Your thesis is not accurate. This can work. Typically though, these things require a lot of capital until they make real money. Tech costs and then marketing which is really education can be expensive.
Most users originate ecomm searches from Amazon (60%) [1]. Next highest is Google
If the search works really well though, word of mouth can be everything.
I'd probably focus on the audience that has income and would prefer to buy direct from merchants and not search and buy from Amazon which can be painful (too much crap, fakes, bad reviews, doesn't always have high end products, not always cheaper, etc). Maybe even focus on higher priced items first ($250 or $500 and up). They'll likely have better content associated with them, there's typically more margin, and there are a lot of high end products not sold on Amazon, only direct.
Hacker news has a good launch audience for this. Also probably Etsy buyers and merchants.
Not that you would be interested in this - but ecomm search for influencer sponsored products would probably do very well as a niche product. About 11% of searches originate on TikTok. Younger people are into who is hawking what for some reason lol. You could even rank most popular sponsored posts for the celebs too as a leaderboard for the biggest shills haha.
[1] https://www.insiderintelligence.com/content/online-shoppers-...
rivercraft|2 years ago
I worked for largest eCommerce employer twice and have built scraping and search systems at scale. I know a thing or two in eCommerce shopping sites. Do you know how much infra and people it takes to keep pricing, product, variant data up-to-date? Hint: It's significant capex investment.
Problem is entry point funnel in the shopping journey. If all he becomes an aggregator, it is no different than thousands out there. There is Shop.app which has all access to seller data and analytics. As I said, this is not a search problem. It is product discovery problem which you also seem to agree with. Unfortunately, not a lot of people/teams have managed to solve dicovery problem when site itself is fairly unknown.
Michael from YC also talks about product discovery being a tarpit idea.
I am not saying his search won't work. Search in itself is a solved problem here. You enter criteria/product name and you get results. But, unless you truly solve discovery, which in my opinion he can't do due to lack of first-party data, it won't do much besides a hopper site.
exclusiv|2 years ago
Anyway, I refuted ALL of your points and even supplied angles for keeping costs down while driving value to defined audiences.
I personally scraped and ML'd all AirBnB listings and calendar data every day for over a year to build a product. It didn't cost that much in time and $. Got a shit ton of value out of it. Someone even built a nice business doing exactly what I was doing.

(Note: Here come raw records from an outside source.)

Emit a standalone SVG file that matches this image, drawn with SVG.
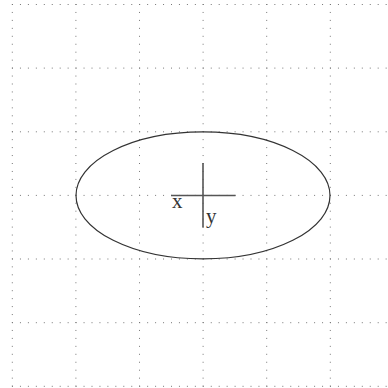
<svg xmlns="http://www.w3.org/2000/svg" width="388" height="388" viewBox="0 0 388 388">
<style>
.grid{stroke:#777;stroke-width:1;stroke-dasharray:1 6.95;fill:none}
.shape{stroke:#333;stroke-width:1.2;fill:none}
.axis{stroke:#555;stroke-width:1.6;fill:none}
.lbl{font-family:"Liberation Serif",serif;font-size:21px;fill:#333}
</style>
<rect width="388" height="388" fill="#fff"/>
<g id="grid">
<path class="grid" d="M12 4.5H388M12 68.1H388M12 131.8H388M12 195.4H388M12 259H388M12 322.7H388M12 386.3H388"/>
<path class="grid" d="M12.3 4V388M75.9 4V388M139.5 4V388M203.1 4V388M266.7 4V388M330.3 4V388"/>
</g>
<g id="ellipse">
<ellipse class="shape" cx="203" cy="195.4" rx="127" ry="63.5"/>
</g>
<g id="axes">
<path class="axis" d="M171 195.5H235.5M203 163V227.5"/>
<text class="lbl" x="172" y="208">x</text>
<text class="lbl" x="206" y="223">y</text>
</g>
</svg>
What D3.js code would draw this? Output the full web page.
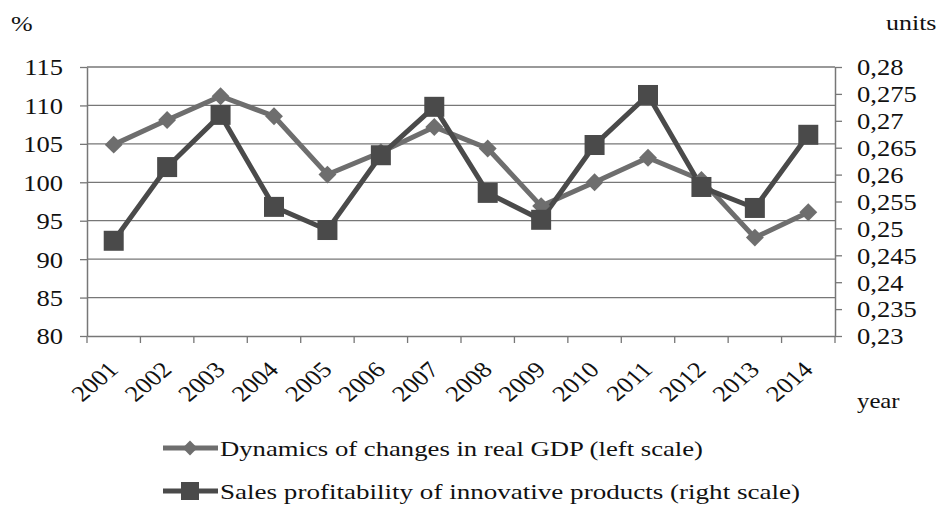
<!DOCTYPE html>
<html>
<head>
<meta charset="utf-8">
<script src="https://cdn.jsdelivr.net/npm/d3@7"></script>
<style>
  body { margin: 0; background: #fff; }
  svg text { font-family: "Liberation Serif", "Times New Roman", serif; fill: #111; }
</style>
</head>
<body>
<svg width="942" height="508"></svg>
<script>
// data
var years = ['2001','2002','2003','2004','2005','2006','2007','2008','2009','2010','2011','2012','2013','2014'];
var gdp = [104.9, 108.1, 111.2, 108.6, 101.0, 103.9, 107.2, 104.4, 96.9, 100.0, 103.2, 100.3, 92.8, 96.1];
var profit = [0.2477, 0.2614, 0.2711, 0.2540, 0.2497, 0.2636, 0.2726, 0.2566, 0.2516, 0.2655, 0.2748, 0.2577, 0.2538, 0.2674];
var leftTicks = [80, 85, 90, 95, 100, 105, 110, 115];
var rightTicks = [0.23, 0.235, 0.24, 0.245, 0.25, 0.255, 0.26, 0.265, 0.27, 0.275, 0.28];
var legendLabels = ['Dynamics of changes in real GDP (left scale)', 'Sales profitability of innovative products (right scale)'];

var svg = d3.select('svg');
var plotLeft = 87, plotRight = 835, plotTop = 67, plotBottom = 336;
var stretch = 1.18; // the source text is a little wide

var xScale = d3.scaleBand().domain(years).range([plotLeft, plotRight]);
var yLeft = d3.scaleLinear().domain([80, 115]).range([plotBottom, plotTop]);
var yRight = d3.scaleLinear().domain([0.23, 0.28]).range([plotBottom, plotTop]);

var axisColor = '#777';

// gridlines
svg.append('g')
    .selectAll('line')
    .data(leftTicks.slice(1))
    .enter()
    .append('line')
    .attr('x1', plotLeft).attr('x2', plotRight)
    .attr('y1', d => yLeft(d)).attr('y2', d => yLeft(d))
    .attr('stroke', axisColor).attr('stroke-width', 1.3);

// left axis
var yAxisL = d3.axisLeft(yLeft).tickValues(leftTicks).tickSize(7).tickSizeOuter(0);
var gL = svg.append('g')
    .attr('transform', 'translate(' + plotLeft + ',0)')
    .call(yAxisL);
gL.selectAll('text')
    .style('font-size', '22.5px')
    .attr('x', 0)
    .attr('dy', '0.35em')
    .attr('transform', 'translate(-24,0) scale(' + stretch + ',1)');

// right axis
var yAxisR = d3.axisRight(yRight).tickValues(rightTicks).tickSize(7).tickSizeOuter(0)
    .tickFormat(d => String(+d.toFixed(3)).replace('.', ','));
var gR = svg.append('g')
    .attr('transform', 'translate(' + plotRight + ',0)')
    .call(yAxisR);
gR.selectAll('text')
    .style('font-size', '22.5px')
    .attr('x', 0)
    .attr('dy', '0.35em')
    .attr('transform', 'translate(22,0) scale(' + stretch + ',1)');

// x axis
var xAxis = d3.axisBottom(xScale).tickSize(0).tickFormat('');
svg.append('g')
    .attr('transform', 'translate(0,' + plotBottom + ')')
    .call(xAxis);
// ticks sit on the category boundaries
svg.append('g')
    .selectAll('line')
    .data(d3.range(years.length + 1))
    .enter()
    .append('line')
    .attr('x1', i => plotLeft + i * xScale.step())
    .attr('x2', i => plotLeft + i * xScale.step())
    .attr('y1', plotBottom).attr('y2', plotBottom + 7)
    .attr('stroke', axisColor).attr('stroke-width', 1.3);

svg.selectAll('.domain').attr('stroke', axisColor).attr('stroke-width', 1.5);
svg.selectAll('.tick line').attr('stroke', axisColor).attr('stroke-width', 1.3);

var cx = d => xScale(d) + xScale.bandwidth() / 2;

svg.append('g')
    .selectAll('text')
    .data(years)
    .enter()
    .append('text')
    .attr('transform', d => 'translate(' + (cx(d) + 6) + ',' + (plotBottom + 35) + ') scale(' + stretch + ',1) rotate(-45)')
    .attr('text-anchor', 'end')
    .style('font-size', '22.5px')
    .text(d => d);

// axis titles
svg.append('text').attr('transform', 'translate(11,31) scale(' + stretch + ',1)').style('font-size', '22px').text('%');
svg.append('text').attr('transform', 'translate(886,30) scale(' + stretch + ',1)').style('font-size', '22px').text('units');
svg.append('text').attr('transform', 'translate(857,408) scale(' + stretch + ',1)').style('font-size', '21px').text('year');

var gdpColor = '#6e6e6e', profitColor = '#4a4a4a';

// GDP line (diamonds)
var lineL = d3.line().x((d, i) => cx(years[i])).y(d => yLeft(d));
svg.append('path')
    .datum(gdp)
    .attr('d', lineL)
    .attr('fill', 'none')
    .attr('stroke', gdpColor)
    .attr('stroke-width', 5);

// profitability line (squares)
var lineR = d3.line().x((d, i) => cx(years[i])).y(d => yRight(d));
svg.append('path')
    .datum(profit)
    .attr('d', lineR)
    .attr('fill', 'none')
    .attr('stroke', profitColor)
    .attr('stroke-width', 5);

svg.append('g')
    .selectAll('path')
    .data(gdp)
    .enter()
    .append('path')
    .attr('d', d3.symbol().type(d3.symbolSquare).size(160))
    .attr('transform', (d, i) => 'translate(' + cx(years[i]) + ',' + yLeft(d) + ') rotate(45)')
    .attr('fill', gdpColor);

svg.append('g')
    .selectAll('rect')
    .data(profit)
    .enter()
    .append('rect')
    .attr('x', (d, i) => cx(years[i]) - 10)
    .attr('y', d => yRight(d) - 10)
    .attr('width', 20).attr('height', 20)
    .attr('fill', profitColor);

// legend
var legend = svg.append('g');
var legendY = [448, 491];
var legendWidth = [483, 580];
legendLabels.forEach(function(label, i) {
    var y = legendY[i];
    var color = i === 0 ? gdpColor : profitColor;
    legend.append('line')
        .attr('x1', 163).attr('x2', 218)
        .attr('y1', y).attr('y2', y)
        .attr('stroke', color).attr('stroke-width', 5);
    if (i === 0) {
        legend.append('path')
            .attr('d', d3.symbol().type(d3.symbolSquare).size(110))
            .attr('transform', 'translate(190,' + y + ') rotate(45)')
            .attr('fill', color);
    } else {
        legend.append('rect')
            .attr('x', 181).attr('y', y - 9)
            .attr('width', 18).attr('height', 18)
            .attr('fill', color);
    }
    legend.append('text')
        .attr('x', 220).attr('y', y)
        .attr('dy', '0.35em')
        .attr('textLength', legendWidth[i])
        .attr('lengthAdjust', 'spacingAndGlyphs')
        .style('font-size', '22px')
        .text(label);
});
</script>
</body>
</html>
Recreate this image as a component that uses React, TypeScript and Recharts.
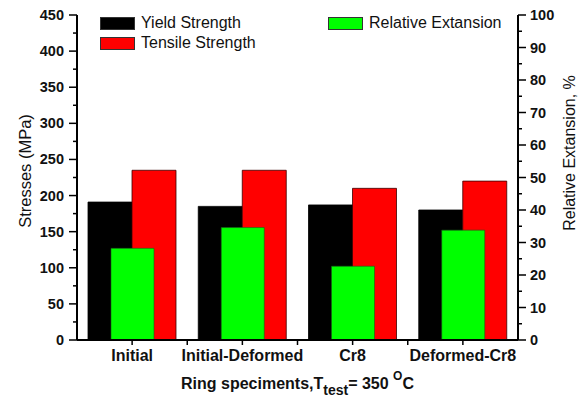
import { ComposedChart, Bar, XAxis, YAxis } from 'recharts';

const categories = ['Initial', 'Initial-Deformed', 'Cr8', 'Deformed-Cr8'];
const yieldStrength = [191, 185, 187, 180];
const tensileStrength = [235, 235, 210, 220];
const relativeExtansion = [28.2, 34.6, 22.7, 33.8];

const stressTicks = [0, 25, 50, 75, 100, 125, 150, 175, 200, 225, 250, 275, 300, 325, 350, 375, 400, 425, 450];
const extTicks = [0, 5, 10, 15, 20, 25, 30, 35, 40, 45, 50, 55, 60, 65, 70, 75, 80, 85, 90, 95, 100];

const data = categories.map((name, i) => ({
  name,
  yield: yieldStrength[i],
  tensile: tensileStrength[i],
  ext: relativeExtansion[i],
}));

const FONT = '"Liberation Sans", Arial, sans-serif';
const BAND = 110.25;
const boldText = { fontWeight: 700, fontFamily: FONT };

function LeftTick(props: any) {
  const { x, y, payload } = props;
  const major = payload.value % 50 === 0;
  return (
    <g>
      <line x1={x} x2={x - (major ? 8 : 4)} y1={y} y2={y} stroke="#000" strokeWidth={1.5} />
      {major && (
        <text x={x - 13} y={y + 5} textAnchor="end" fontSize={14.5} style={boldText} fill="#111">
          {payload.value}
        </text>
      )}
    </g>
  );
}

function RightTick(props: any) {
  const { x, y, payload } = props;
  const major = payload.value % 10 === 0;
  return (
    <g>
      <line x1={x} x2={x + (major ? 8 : 4)} y1={y} y2={y} stroke="#000" strokeWidth={1.5} />
      {major && (
        <text x={x + 12} y={y + 5} textAnchor="start" fontSize={14.5} style={boldText} fill="#111">
          {payload.value}
        </text>
      )}
    </g>
  );
}

function BottomTick(props: any) {
  const { x, y, payload, index } = props;
  return (
    <g>
      <line x1={x} x2={x} y1={y} y2={y + 5} stroke="#000" strokeWidth={1.5} />
      {index < categories.length - 1 && (
        <line x1={x + BAND / 2} x2={x + BAND / 2} y1={y} y2={y + 5} stroke="#000" strokeWidth={1.5} />
      )}
      <text x={x} y={y + 21} textAnchor="middle" fontSize={16} style={boldText} fill="#111">
        {payload.value}
      </text>
    </g>
  );
}

function XTitle(props: any) {
  const { viewBox } = props;
  const cx = viewBox.x + viewBox.width / 2;
  return (
    <text x={cx} y={389} textAnchor="middle" fontSize={16} style={boldText} fill="#111">
      <tspan>Ring speciments,T</tspan>
      <tspan fontSize={14} dy={6}>test</tspan>
      <tspan dy={-6}>= 350 </tspan>
      <tspan fontSize={12} dy={-9}>O</tspan>
      <tspan dy={9}>C</tspan>
    </text>
  );
}

function LeftTitle() {
  return (
    <text x={0} y={0} transform="translate(31,171) rotate(-90)" textAnchor="middle" fontSize={16.5} fontFamily={FONT} fill="#111">
      Stresses (MPa)
    </text>
  );
}

function RightTitle() {
  return (
    <text x={0} y={0} transform="translate(575,153) rotate(-90)" textAnchor="middle" fontSize={16} fontFamily={FONT} fill="#111">
      Relative Extansion, %
    </text>
  );
}

const legendItems = [
  { label: 'Yield Strength', color: '#000000', left: 100, top: 16 },
  { label: 'Tensile Strength', color: '#ff0000', left: 100, top: 36 },
  { label: 'Relative Extansion', color: '#00ff00', left: 328, top: 16 },
];

export default function App() {
  return (
    <div style={{ position: 'absolute', left: 0, top: 0, width: 581, height: 401, background: '#fff' }}>
      <ComposedChart
        width={581}
        height={401}
        data={data}
        margin={{ top: 15, right: 23, bottom: 0, left: 17 }}
        barGap={0}
      >
        <XAxis
          xAxisId="main"
          dataKey="name"
          height={61}
          tickSize={0}
          tickMargin={0}
          tick={<BottomTick />}
          axisLine={{ stroke: '#000', strokeWidth: 2 }}
          interval={0}
          label={<XTitle />}
        />
        <XAxis xAxisId="ext" dataKey="name" orientation="top" height={0} hide />
        <YAxis
          yAxisId="left"
          width={60}
          domain={[0, 450]}
          ticks={stressTicks}
          interval={0}
          tickSize={0}
          tickMargin={0}
          tick={<LeftTick />}
          axisLine={{ stroke: '#000', strokeWidth: 2 }}
          label={<LeftTitle />}
        />
        <YAxis
          yAxisId="right"
          orientation="right"
          width={40}
          domain={[0, 100]}
          ticks={extTicks}
          interval={0}
          tickSize={0}
          tickMargin={0}
          tick={<RightTick />}
          axisLine={{ stroke: '#000', strokeWidth: 2 }}
          label={<RightTitle />}
        />
        <Bar xAxisId="main" yAxisId="left" dataKey="yield" fill="#000000" stroke="#000" strokeWidth={0.8} barSize={44} isAnimationActive={false} />
        <Bar xAxisId="main" yAxisId="left" dataKey="tensile" fill="#ff0000" stroke="#3a0000" strokeWidth={0.8} barSize={44} isAnimationActive={false} />
        <Bar xAxisId="ext" yAxisId="right" dataKey="ext" fill="#00ff00" stroke="#1a5a1a" strokeWidth={0.6} barSize={43} isAnimationActive={false} />
      </ComposedChart>
      {legendItems.map((item) => (
        <div key={item.label} style={{ position: 'absolute', left: item.left, top: item.top, display: 'flex', alignItems: 'center', fontFamily: FONT, fontSize: 16, color: '#111', lineHeight: '14px' }}>
          <span style={{ display: 'inline-block', width: 35, height: 13, background: item.color, border: '1px solid #333', boxSizing: 'border-box', marginRight: 6 }} />
          {item.label}
        </div>
      ))}
    </div>
  );
}
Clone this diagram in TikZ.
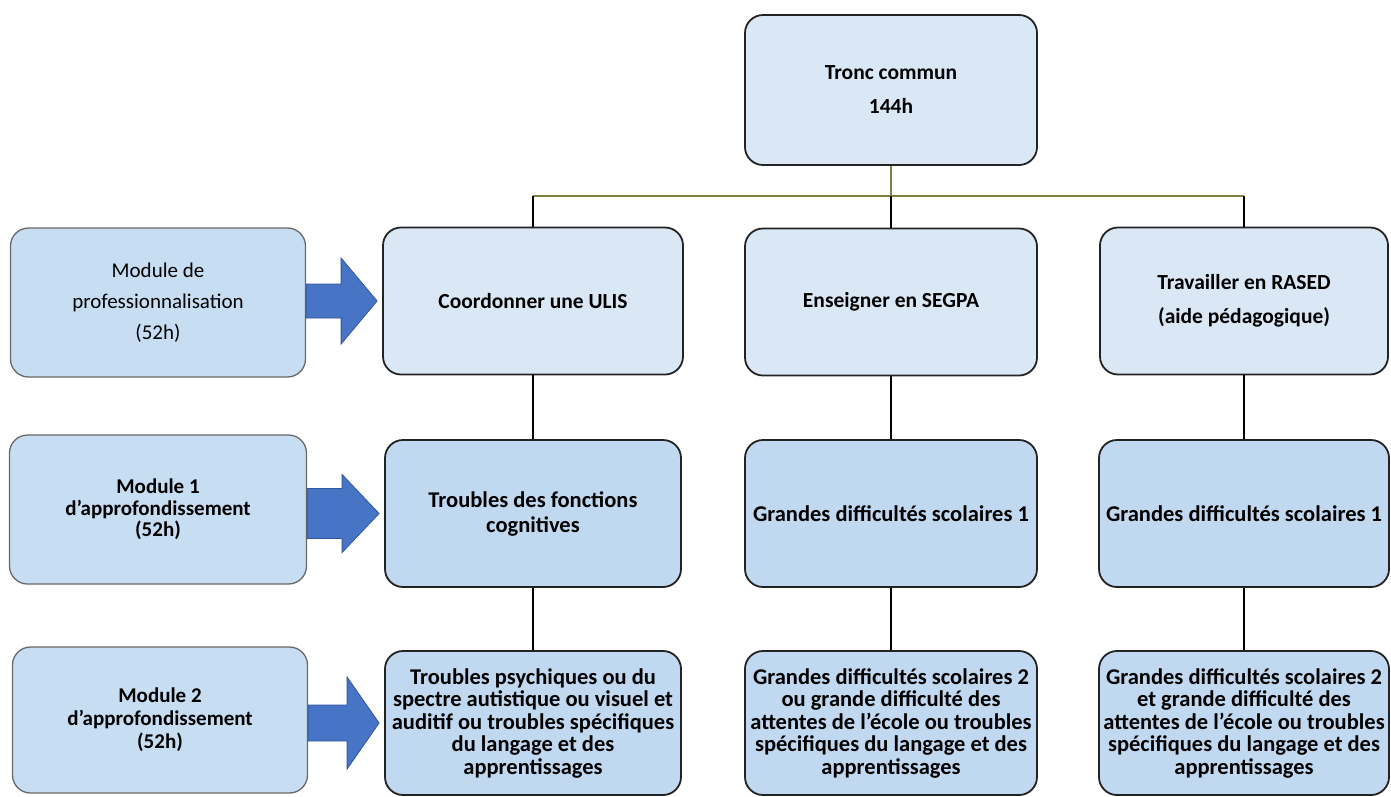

If you look on the other thread for the OP, someone had done 100m products for $550/mo. You also must not understand that shopify and woocommerce have structured data available because you are talking about people being needed to keep product data up to date. They aren't scraping the frontend.
Personally I'm a riches in niches guy and a more defined audience and product set would be the way to go off of what they've started.
The ocean doesn't need to be boiled to provide value to consumers and to merchants here.
rrr_oh_man|2 years ago
Not on Amazon. At least not since 2020 or so.